For example if I have $\int e^{x}\ dx$, there seems to be only one function that satisfies $(1)$, that being $e^{x}$. However if I have $\int \frac{1}{\sqrt{4-x^2}} \ dx$, there are at least two functions that satisfy this, those being $\sin^{-1}(\frac{x}{2})$ and $-\cos^{-1}(\frac{x}{2})$.

So let $S$, be the set of all functions satisfying $(1)$ above :

$$S = \left\{f : \frac{d}{dx}\left(\int f(x) \ dx\right) = f(x)\right\}$$

What is $|S|$?

  • Is |S| finite or infinite?
  • Is there any way to determine if $|S| = 1$ (i.e. there is only one possible anti-derivative for a function?
  • Does $|S|$ vary for different classes of elementary functions (e.g. polynomial, rational, trigonometric, exponential, or more generally, transcendental or algebraic)

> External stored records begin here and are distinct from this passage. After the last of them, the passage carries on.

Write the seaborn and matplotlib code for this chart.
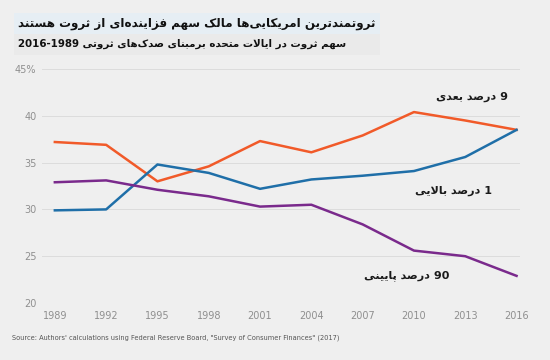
import matplotlib
matplotlib.use("Agg")
import matplotlib.pyplot as plt
import seaborn as sns
import pandas as pd
import re

# ---------------- data ----------------
years = [1989, 1992, 1995, 1998, 2001, 2004, 2007, 2010, 2013, 2016]
next9 = [37.2, 36.9, 33.0, 34.6, 37.3, 36.1, 37.9, 40.4, 39.5, 38.5]
top1 = [29.9, 30.0, 34.8, 33.9, 32.2, 33.2, 33.6, 34.1, 35.6, 38.5]
bottom90 = [32.9, 33.1, 32.1, 31.4, 30.3, 30.5, 28.4, 25.6, 25.0, 22.9]

series_names = ["9 درصد بعدی", "1 درصد بالایی", "90 درصد پایینی"]
series_colors = ["#f15a29", "#1f6fa8", "#7a2a8c"]
yticks = [20, 25, 30, 35, 40, 45]
ytick_labels = ["20", "25", "30", "35", "40", "45%"]

title = "ثروتمندترین امریکایی‌ها مالک سهم فزاینده‌ای از ثروت هستند"
subtitle = "سهم ثروت در ایالات متحده برمبنای صدک‌های ثروتی 1989-2016"
source = 'Source: Authors\' calculations using Federal Reserve Board, "Survey of Consumer Finances" (2017)'

# ---------------- minimal Persian shaping ----------------
FORMS = {
    'ا': (0xFE8D, 0xFE8E, None, None), 'آ': (0xFE81, 0xFE82, None, None),
    'ب': (0xFE8F, 0xFE90, 0xFE91, 0xFE92), 'پ': (0xFB56, 0xFB57, 0xFB58, 0xFB59),
    'ت': (0xFE95, 0xFE96, 0xFE97, 0xFE98), 'ث': (0xFE99, 0xFE9A, 0xFE9B, 0xFE9C),
    'ج': (0xFE9D, 0xFE9E, 0xFE9F, 0xFEA0), 'چ': (0xFB7A, 0xFB7B, 0xFB7C, 0xFB7D),
    'ح': (0xFEA1, 0xFEA2, 0xFEA3, 0xFEA4), 'خ': (0xFEA5, 0xFEA6, 0xFEA7, 0xFEA8),
    'د': (0xFEA9, 0xFEAA, None, None), 'ذ': (0xFEAB, 0xFEAC, None, None),
    'ر': (0xFEAD, 0xFEAE, None, None), 'ز': (0xFEAF, 0xFEB0, None, None),
    'ژ': (0xFB8A, 0xFB8B, None, None),
    'س': (0xFEB1, 0xFEB2, 0xFEB3, 0xFEB4), 'ش': (0xFEB5, 0xFEB6, 0xFEB7, 0xFEB8),
    'ص': (0xFEB9, 0xFEBA, 0xFEBB, 0xFEBC), 'ض': (0xFEBD, 0xFEBE, 0xFEBF, 0xFEC0),
    'ط': (0xFEC1, 0xFEC2, 0xFEC3, 0xFEC4), 'ظ': (0xFEC5, 0xFEC6, 0xFEC7, 0xFEC8),
    'ع': (0xFEC9, 0xFECA, 0xFECB, 0xFECC), 'غ': (0xFECD, 0xFECE, 0xFECF, 0xFED0),
    'ف': (0xFED1, 0xFED2, 0xFED3, 0xFED4), 'ق': (0xFED5, 0xFED6, 0xFED7, 0xFED8),
    'ک': (0xFB8E, 0xFB8F, 0xFB90, 0xFB91), 'گ': (0xFB92, 0xFB93, 0xFB94, 0xFB95),
    'ل': (0xFEDD, 0xFEDE, 0xFEDF, 0xFEE0), 'م': (0xFEE1, 0xFEE2, 0xFEE3, 0xFEE4),
    'ن': (0xFEE5, 0xFEE6, 0xFEE7, 0xFEE8), 'و': (0xFEED, 0xFEEE, None, None),
    'ه': (0xFEE9, 0xFEEA, 0xFEEB, 0xFEEC), 'ی': (0xFBFC, 0xFBFD, 0xFBFE, 0xFBFF),
}
LAMALEF = {'ا': (0xFEFB, 0xFEFC), 'آ': (0xFEF5, 0xFEF6)}


def dual(c):
    return c in FORMS and FORMS[c][2] is not None


def shape(text):
    out = []
    chars = list(text)
    n = len(chars)
    i = 0
    while i < n:
        c = chars[i]
        if c not in FORMS:
            if c != '\u200c':
                out.append(c)
            i += 1
            continue
        prev = chars[i - 1] if i > 0 else ''
        pj = dual(prev)
        if c == 'ل' and i + 1 < n and chars[i + 1] in LAMALEF:
            iso, fin = LAMALEF[chars[i + 1]]
            out.append(chr(fin if pj else iso))
            i += 2
            continue
        nxt = chars[i + 1] if i + 1 < n else ''
        nj = dual(c) and nxt in FORMS
        iso, fin, ini, med = FORMS[c]
        if pj and nj:
            f = med
        elif pj:
            f = fin
        elif nj:
            f = ini
        else:
            f = iso
        out.append(chr(f))
        i += 1
    vis = ''.join(out)[::-1]
    vis = re.sub(r'[0-9A-Za-z.%]+', lambda m: m.group(0)[::-1], vis)
    return vis


# ---------------- plot ----------------
df = pd.DataFrame({
    "year": years * 3,
    "value": next9 + top1 + bottom90,
    "group": [series_names[0]] * len(years) + [series_names[1]] * len(years)
             + [series_names[2]] * len(years),
})

bg = "#efefef"
fig = plt.figure(figsize=(5.5, 3.6), dpi=100, facecolor=bg)
ax = fig.add_axes([0.0764, 0.1583, 0.869, 0.65])
ax.set_facecolor(bg)

sns.lineplot(data=df, x="year", y="value", hue="group", hue_order=series_names,
             palette=series_colors, linewidth=1.8, legend=False, ax=ax)

ax.set_xlim(1988.25, 2016.2)
ax.set_ylim(20, 45)
ax.set_xticks(years)
ax.set_xticklabels([str(y) for y in years])
ax.set_yticks(yticks)
ax.set_yticklabels(ytick_labels)
ax.tick_params(axis='both', length=0, labelsize=7, labelcolor="#8f8f8f")
ax.tick_params(axis='x', pad=6)
ax.tick_params(axis='y', pad=4)
ax.set_xlabel("")
ax.set_ylabel("")
ax.grid(axis='y', color="#dcdcdc", linewidth=0.7)
ax.grid(axis='x', visible=False)
ax.set_axisbelow(True)
for s in ax.spines.values():
    s.set_visible(False)

lab_pos = [(2013.4, 42.0), (2012.3, 32.0), (2009.6, 22.9)]
for name, (x, y) in zip(series_names, lab_pos):
    ax.text(x, y, shape(name), ha='center', va='center', fontsize=8,
            fontweight='bold', color="#1a1a1a")

fig.patches.append(plt.Rectangle((0.025, 0.905), 0.665, 0.06, transform=fig.transFigure,
                                 facecolor="#e6eef4", edgecolor='none', zorder=0))
fig.patches.append(plt.Rectangle((0.025, 0.848), 0.665, 0.057, transform=fig.transFigure,
                                 facecolor="#eaeaea", edgecolor='none', zorder=0))
fig.text(0.033, 0.935, shape(title), ha='left', va='center', fontsize=8.6,
         fontweight='bold', color="#111111")
fig.text(0.033, 0.877, shape(subtitle), ha='left', va='center', fontsize=7.4,
         fontweight='bold', color="#111111")
fig.text(0.022, 0.062, source, ha='left', va='center', fontsize=4.8, color="#555555")

fig.savefig("out.png", dpi=100, facecolor=bg)
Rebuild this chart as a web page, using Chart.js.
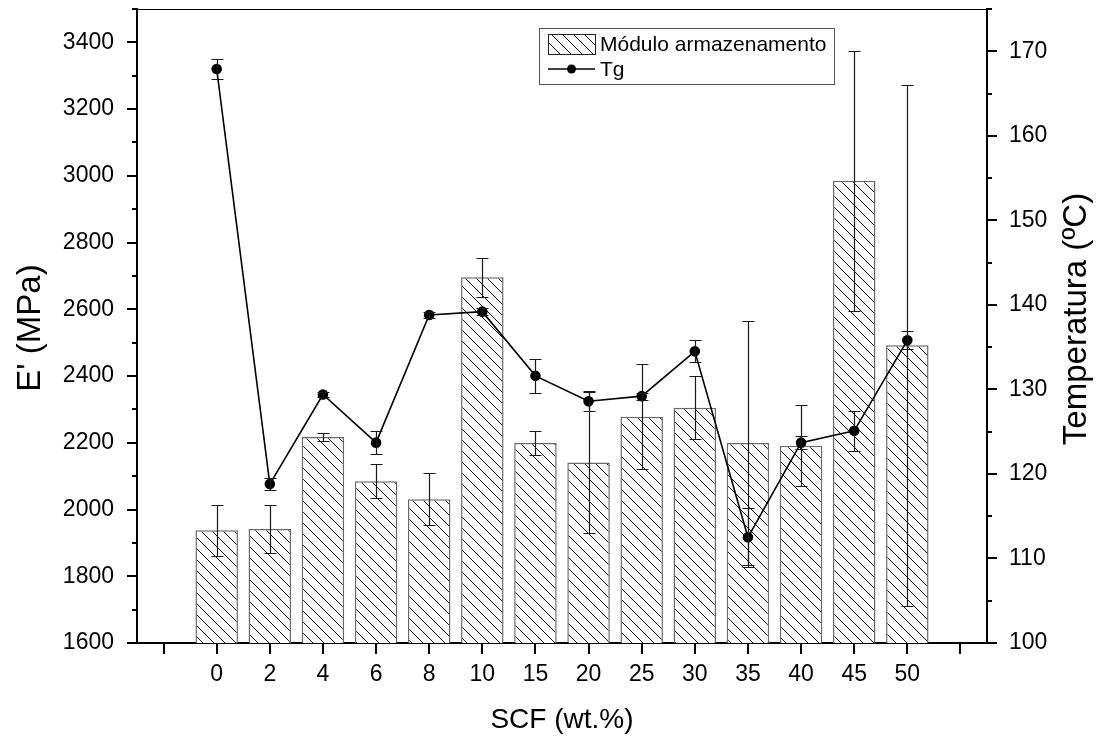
<!DOCTYPE html>
<html>
<head>
<meta charset="utf-8">
<script src="https://cdn.jsdelivr.net/npm/chart.js@4/dist/chart.umd.min.js"></script>
<style>
  html, body { margin: 0; padding: 0; background: #fff; }
  #wrap { width: 1099px; height: 742px; }
</style>
</head>
<body>
<div id="wrap"><canvas id="c" width="1099" height="742"></canvas></div>
<script>
// SCF content (wt.%)
const categories = ['0', '2', '4', '6', '8', '10', '15', '20', '25', '30', '35', '40', '45', '50'];
// Storage modulus E' (MPa) and its deviation
const storageModulus = [1938, 1942, 2217, 2085, 2031, 2696, 2199, 2141, 2278, 2305, 2199, 2191, 2985, 2492];
const storageModulusErr = [76, 71, 13, 50, 77, 58, 35, 211, 157, 95, 366, 121, 390, 781];
// Glass transition temperature Tg (ºC) and its deviation
const tg = [167.9, 118.8, 129.4, 123.7, 138.8, 139.2, 131.6, 128.6, 129.2, 134.5, 112.5, 123.7, 125.1, 135.8];
const tgErr = [1.2, 0.7, 0.3, 1.4, 0.3, 0.4, 2.0, 1.2, 0.4, 1.3, 3.5, 0.8, 2.4, 1.05];
// Axis ranges
const leftRange = [1600, 3500];
const rightRange = [100, 175];

const FONT = "'Liberation Sans', Arial, Helvetica, sans-serif";

// empty slot on each side of the category axis
const labels = [''].concat(categories, ['']);
const pad = arr => [null].concat(arr, [null]);

function makeHatch() {
  const s = 11;
  const c = document.createElement('canvas');
  c.width = s; c.height = s;
  const g = c.getContext('2d');
  g.fillStyle = '#fff';
  g.fillRect(0, 0, s, s);
  g.strokeStyle = '#111';
  g.lineWidth = 1;
  g.beginPath();
  g.moveTo(0, 0); g.lineTo(s, s);
  g.moveTo(-1, s - 1); g.lineTo(1, s + 1);
  g.moveTo(s - 1, -1); g.lineTo(s + 1, 1);
  g.stroke();
  return g.createPattern(c, 'repeat');
}
const hatch = makeHatch();

const errorBars = {
  id: 'errorBars',
  afterDatasetDraw(chart, args) {
    const ds = chart.data.datasets[args.index];
    if (!ds.errors) return;
    const meta = args.meta;
    const yScale = chart.scales[meta.yAxisID];
    const ctx = chart.ctx;
    ctx.save();
    ctx.strokeStyle = '#1a1a1a';
    ctx.lineWidth = 1.2;
    meta.data.forEach((el, i) => {
      const v = ds.data[i];
      const e = ds.errors[i];
      if (v == null || e == null) return;
      const x = Math.round(el.x) + 0.5;
      const yt = Math.round(yScale.getPixelForValue(v + e)) + 0.5;
      const yb = Math.round(yScale.getPixelForValue(v - e)) + 0.5;
      ctx.beginPath();
      ctx.moveTo(x, yt); ctx.lineTo(x, yb);
      ctx.moveTo(x - 6, yt); ctx.lineTo(x + 6, yt);
      ctx.moveTo(x - 6, yb); ctx.lineTo(x + 6, yb);
      ctx.stroke();
    });
    ctx.restore();
  }
};

const frame = {
  id: 'frame',
  afterDraw(chart) {
    const { ctx, chartArea: a, scales } = chart;
    ctx.save();
    ctx.strokeStyle = '#000';
    // top frame line
    ctx.lineWidth = 1;
    ctx.beginPath();
    ctx.moveTo(a.left, a.top + 0.5); ctx.lineTo(a.right, a.top + 0.5);
    ctx.stroke();
    // tick marks
    ctx.lineWidth = 2;
    ctx.beginPath();
    for (let v = leftRange[0]; v <= leftRange[1]; v += 100) {
      const y = Math.round(scales.y.getPixelForValue(v));
      const len = v % 200 === 0 ? 10 : 5;
      ctx.moveTo(a.left, y); ctx.lineTo(a.left - len, y);
    }
    for (let v = rightRange[0]; v <= rightRange[1]; v += 5) {
      const y = Math.round(scales.y1.getPixelForValue(v));
      const len = v % 10 === 0 ? 10 : 5;
      ctx.moveTo(a.right, y); ctx.lineTo(a.right + len, y);
    }
    for (let i = 0; i < labels.length; i++) {
      const x = Math.round(scales.x.getPixelForValue(i));
      ctx.moveTo(x, a.bottom); ctx.lineTo(x, a.bottom + 11);
    }
    ctx.stroke();

    // axis titles
    ctx.fillStyle = '#000';
    ctx.textAlign = 'center';
    ctx.textBaseline = 'middle';
    const cy = (a.top + a.bottom) / 2;
    ctx.font = '33px ' + FONT;
    ctx.save();
    ctx.translate(31, cy + 2);
    ctx.rotate(-Math.PI / 2);
    ctx.fillText("E' (MPa)", 0, 0);
    ctx.restore();
    ctx.save();
    ctx.translate(1077, cy - 7);
    ctx.rotate(-Math.PI / 2);
    ctx.fillText('Temperatura (ºC)', 0, 0);
    ctx.restore();
    ctx.font = '28px ' + FONT;
    ctx.fillText('SCF (wt.%)', (a.left + a.right) / 2, 720);

    // legend
    const lx = 539, ly = 28, lw = 295, lh = 56;
    ctx.fillStyle = '#fff';
    ctx.fillRect(lx, ly, lw, lh);
    ctx.strokeStyle = '#555';
    ctx.lineWidth = 1;
    ctx.strokeRect(lx + 0.5, ly + 0.5, lw, lh);
    ctx.fillStyle = hatch;
    ctx.fillRect(548, 34, 47, 20);
    ctx.strokeStyle = '#222';
    ctx.strokeRect(548.5, 34.5, 47, 20);
    ctx.strokeStyle = '#000';
    ctx.lineWidth = 1.5;
    ctx.beginPath();
    ctx.moveTo(548, 69); ctx.lineTo(595, 69);
    ctx.stroke();
    ctx.fillStyle = '#000';
    ctx.beginPath();
    ctx.arc(571.5, 69, 4.5, 0, Math.PI * 2);
    ctx.fill();
    ctx.font = '21px ' + FONT;
    ctx.textAlign = 'left';
    ctx.fillText('Módulo armazenamento', 600, 45);
    ctx.fillText('Tg', 600, 70);
    ctx.restore();
  }
};

// keep the plot box fixed: no extra room for overhanging tick labels
const noPad = s => { s.paddingTop = 0; s.paddingBottom = 0; s.paddingLeft = 0; s.paddingRight = 0; };

new Chart(document.getElementById('c'), {
  type: 'bar',
  data: {
    labels: labels,
    datasets: [
      {
        type: 'line',
        label: 'Tg',
        data: pad(tg),
        errors: pad(tgErr),
        yAxisID: 'y1',
        borderColor: '#000',
        borderWidth: 1.6,
        pointRadius: 4.5,
        pointBackgroundColor: '#000',
        pointBorderColor: '#000',
        tension: 0,
        order: 0
      },
      {
        type: 'bar',
        label: 'Módulo armazenamento',
        data: pad(storageModulus),
        errors: pad(storageModulusErr),
        yAxisID: 'y',
        backgroundColor: hatch,
        borderColor: '#6a6a6a',
        borderWidth: 1.5,
        barPercentage: 0.8,
        categoryPercentage: 1.0,
        order: 1
      }
    ]
  },
  options: {
    responsive: false,
    animation: false,
    events: [],
    layout: { padding: { top: 9, left: 0, right: 0, bottom: 0 }, autoPadding: false },
    plugins: { legend: { display: false }, tooltip: { enabled: false } },
    scales: {
      x: {
        type: 'category',
        offset: true,
        grid: { display: false, drawTicks: false },
        border: { display: true, color: '#000', width: 2 },
        ticks: {
          color: '#000', font: { family: FONT, size: 23 }, padding: 18,
          maxRotation: 0, autoSkip: false
        },
        afterFit: s => { s.height = 99; noPad(s); }
      },
      y: {
        position: 'left',
        min: leftRange[0], max: leftRange[1],
        grid: { display: false, drawTicks: false },
        border: { display: true, color: '#000', width: 2 },
        ticks: {
          stepSize: 100, color: '#000', font: { family: FONT, size: 23 }, padding: 23,
          callback: v => (Math.round(v) % 200 === 0 ? String(Math.round(v)) : '')
        },
        afterFit: s => { s.width = 137; noPad(s); }
      },
      y1: {
        position: 'right',
        min: rightRange[0], max: rightRange[1],
        grid: { display: false, drawTicks: false },
        border: { display: true, color: '#000', width: 2 },
        ticks: {
          stepSize: 5, color: '#000', font: { family: FONT, size: 23 }, padding: 22,
          callback: v => (Math.round(v) % 10 === 0 ? String(Math.round(v)) : '')
        },
        afterFit: s => { s.width = 112; noPad(s); }
      }
    }
  },
  plugins: [errorBars, frame]
});
</script>
</body>
</html>
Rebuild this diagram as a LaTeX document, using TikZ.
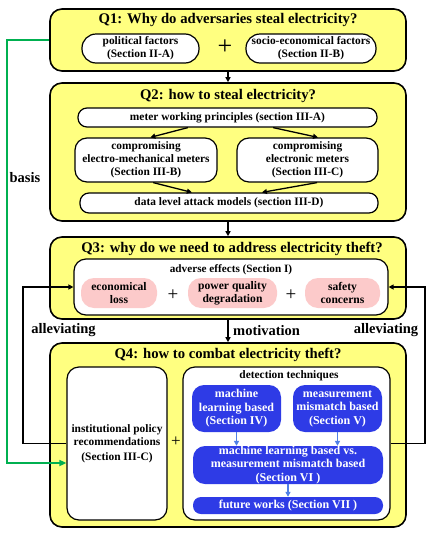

I ask this particular question as for some functions such as $\int x^2 dx$, it seems like there can only ever be one function satisfying $(1)$, but I've had the same feeling about other functions, but using another technique of integration for those functions often yields more than one valid function (anti-derivative) satisfying $(1)$, and I have no way of telling the difference.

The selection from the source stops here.